Cancer Biology, Developmental Biology
The University of Texas Southwestern Medical Center
Dr. Morrison is also Mary McDermott Cook Chair in Pediatric Genetics and the director of the Children's Research Institute at the University of Texas Southwestern Medical Center.
Sean Morrison is investigating the mechanisms that regulate stem cell function in the nervous and hematopoietic systems, particularly the mechanisms that regulate stem cell self-renewal and stem cell aging. Parallel studies of these mechanisms in stem cells from two different tissues reveals the extent to which different types of stem cells employ similar or different mechanisms to regulate these critical functions. The Morrison laboratory also studies cancers that arise from the nervous and hematopoietic systems to assess the extent to which they hijack regulatory mechanisms normally used by stem cells to enable neoplastic proliferation and metastasis.

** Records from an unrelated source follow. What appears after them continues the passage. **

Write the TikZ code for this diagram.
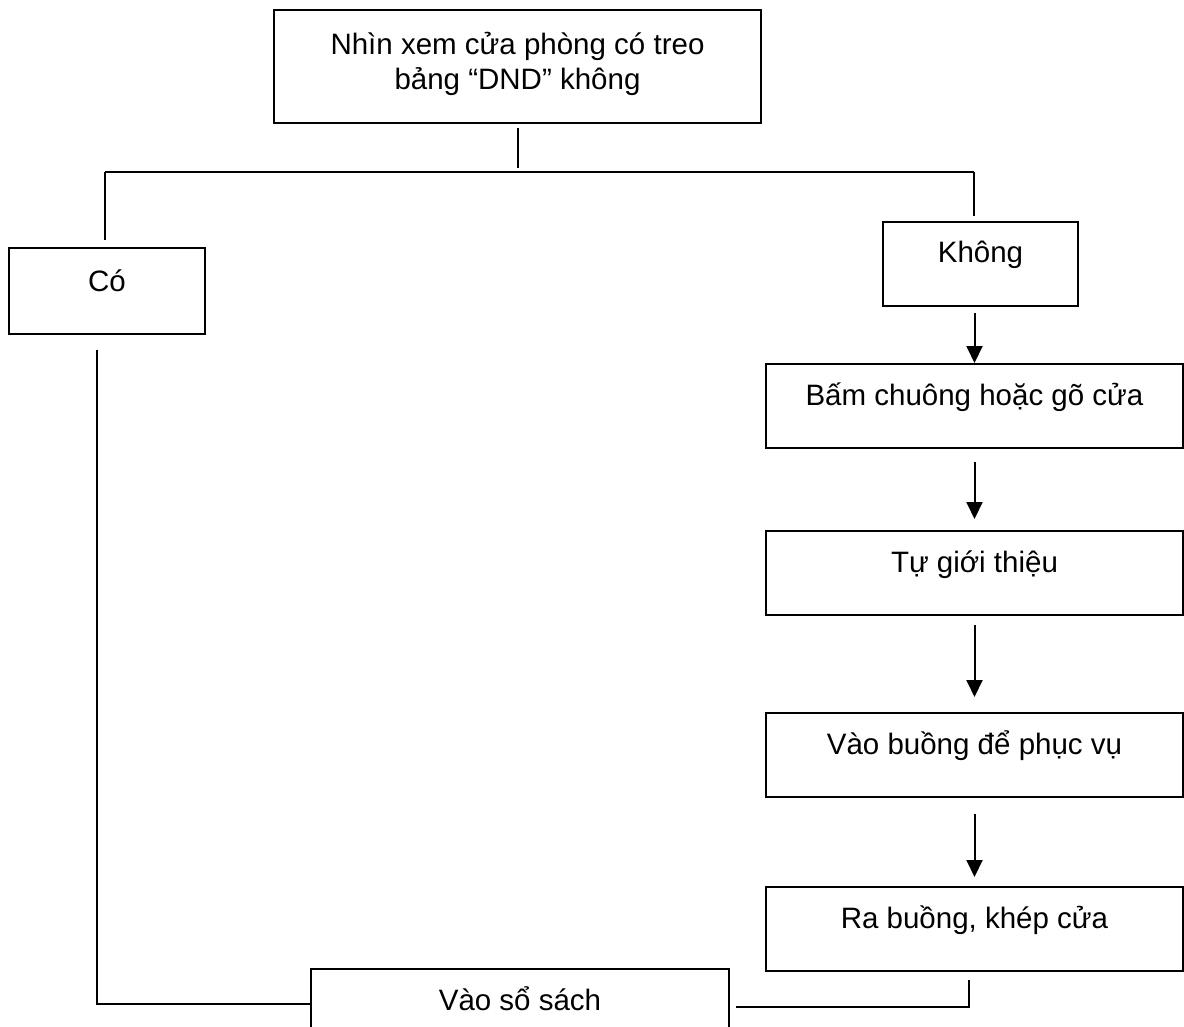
\documentclass[tikz,border=0pt]{standalone}
\usepackage{fontspec}
\setmainfont{Liberation Sans}
\usepackage{tikz}
\usetikzlibrary{shapes,arrows.meta,positioning,calc}

\begin{document}
\begin{tikzpicture}[
        x=1pt, y=-1pt,
        line width=2pt,
        box/.style={
            draw,
            inner sep=0pt,
            text height=41pt,
            text depth=43pt,
            font=\fontsize{29.5}{35}\selectfont
            },
        arr/.style={
            -{Triangle[width=16pt,length=17pt]}
            }
    ]
    \useasboundingbox (0,0) rectangle (1184,1027);

    % boxes
    \node[box, minimum width=487pt, align=center,
          text height=80pt, text depth=33pt] (top) at (517.5,66.5)
          {Nhìn xem cửa phòng có treo\\bảng “DND” không};
    \node[box, minimum width=196pt, text height=43pt, text depth=42pt] (co) at (107,291) {Có};
    \node[box, minimum width=195pt, text height=41pt, text depth=43pt] (khong) at (980.5,264) {Không};
    \node[box, minimum width=417pt] (bam) at (974.5,406) {Bấm chuông hoặc gõ cửa};
    \node[box, minimum width=417pt] (tu) at (974.5,573) {Tự giới thiệu};
    \node[box, minimum width=417pt] (vao) at (974.5,755) {Vào buồng để phục vụ};
    \node[box, minimum width=417pt] (ra) at (974.5,929) {Ra buồng, khép cửa};
    \node[box, minimum width=418pt] (so) at (520,1011) {Vào sổ sách};

    % branch lines
    \coordinate (busL) at (105,172);
    \coordinate (busR) at (974,172);
    \coordinate (joinL) at (97,1004);
    \coordinate (joinR) at (969,1007);

    \draw ([yshift=-4pt]top.south) -- ($(top.south |- busL)+(0,-4)$);
    \draw (busL) -- (busR);
    \draw (busL) -- ($(busL |- co.north)+(0,-7)$);
    \draw (busR) -- ($(busR |- khong.north)+(0,-5)$);

    % steps
    \draw[arr] ($(bam.north |- khong.south)+(0,6)$) -- (bam.north);
    \draw[arr] ([yshift=-13pt]bam.south) -- ([yshift=11pt]tu.north);
    \draw[arr] ([yshift=-9pt]tu.south) -- ([yshift=15pt]vao.north);
    \draw[arr] ([yshift=-16pt]vao.south) -- ([yshift=9pt]ra.north);

    % back to the log
    \draw ($(joinL |- co.south)+(0,15)$) -- (joinL) -- (so.west |- joinL);
    \draw ($(joinR |- ra.south)+(0,8)$) -- (joinR) -- ($(so.east |- joinR)+(6,0)$);

\end{tikzpicture}
\end{document}
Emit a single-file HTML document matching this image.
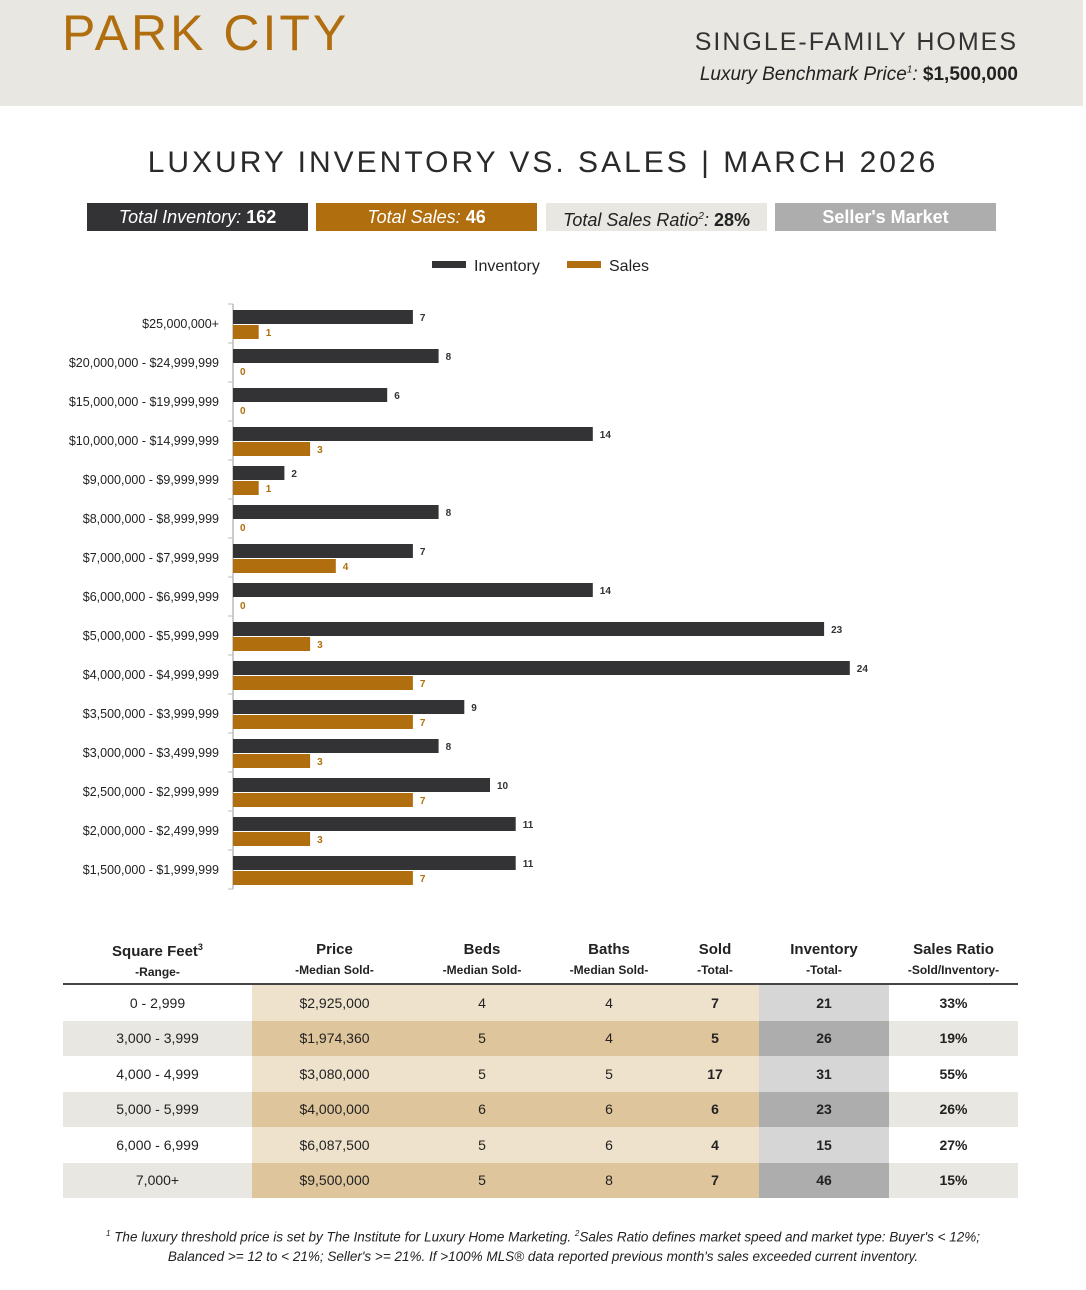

Adult stem cells are the body's ultimate repair system. These immature cells maintain a low profile within tissues and organs until activated by disease or injury. Stem cells then can rive rise to specialized cells within their tissue of origin, and they also have the remarkable ability to replenish themselves through a process called self-renewal. Sean Morrison is unraveling the mechanisms that regulate stem cell function in the blood and nervous systems, particularly those involved in stem cell self-renewal and aging. The Morrison laboratory also compares the mechanisms that regulate stem cell self-renewal and cancer cell proliferation. Ultimately, Morrison hopes to identify new treatments for diseases caused by stem cell defects, including cancer, degenerative disease, and birth defects.
Morrison began his pioneering stem cell work only after a brief stint as a biotech entrepreneur. For his high school science fair project, the Canadian native developed a hydroponically grown fungal fertilizer that dramatically increased the nutrient uptake in plants. The fertilizer attracted the interest and support of the Canadian government and Dalhousie University in Halifax, where he attended college. But when the project failed to garner enough venture capital at a critical point, Morrison shifted gears, opting instead for a career in medical research. He was fascinated by the process of discovery and the elegance he found in well-conceived research. "The best scientists are like artists in the sense that they are constantly motivated by the challenge of doing more and more beautiful work," Morrison explains. "They push themselves to generate the most beautiful data and to perform the most elegant experiments. The best scientists find beauty and satisfaction in the process."
As a graduate student, Morrison identified key markers that distinguish hematopoietic stem cells, which give rise to blood and immune system cells, from other immature hematopoietic cells. He determined that stem cells are fundamentally different from other immature cells, and his results also suggested that certain factors are involved in regulating stem cell self-renewal. Later, as a postdoctoral fellow in the Caltech laboratory of David Anderson, a fellow HHMI investigator, Morrison became the first to isolate uncultured neural crest stem cells, which give rise to the peripheral nervous system. This led to his discovery that stem cells persist throughout adult life in the peripheral nervous system, where they were not previously believed to exist.
Today, Morrison's research focuses on neural stem cells and hematopoietic stem cells. By studying both, he hopes to understand the extent to which mechanisms that control self-renewal and other critical functions are conserved among stem cells in different tissues. Morrison has discovered that there are mechanistic differences between the self-renewal of normal stem cells and the proliferation of cancer cells that can be exploited to kill the cancer cells without harming the normal stem cells. He also has traced a potentially fatal birth defect that causes Hirschsprung disease to defects in the generation and migration of neural crest stem cells in the developing intestines. And, using techniques he developed as a graduate student, Morrison identified a family of cell surface receptors that scientists can use to separate hematopoietic stem cells from other, less primitive, hematopoietic progenitors. Each of these studies has the potential to change the way in which patients are treated.
Morrison strongly believes in the potential of medical research. "The greatest opportunities to change medicine arise from fundamental scientific discoveries, and I believe those opportunities exist in stem cell biology," he says. "Stem cell biology is so central to a variety of important scientific and medical questions that it commands a lot of attention from researchers in diverse fields. That attracted me, because if I invest years of my life answering a question, I really want people to care what the answer is."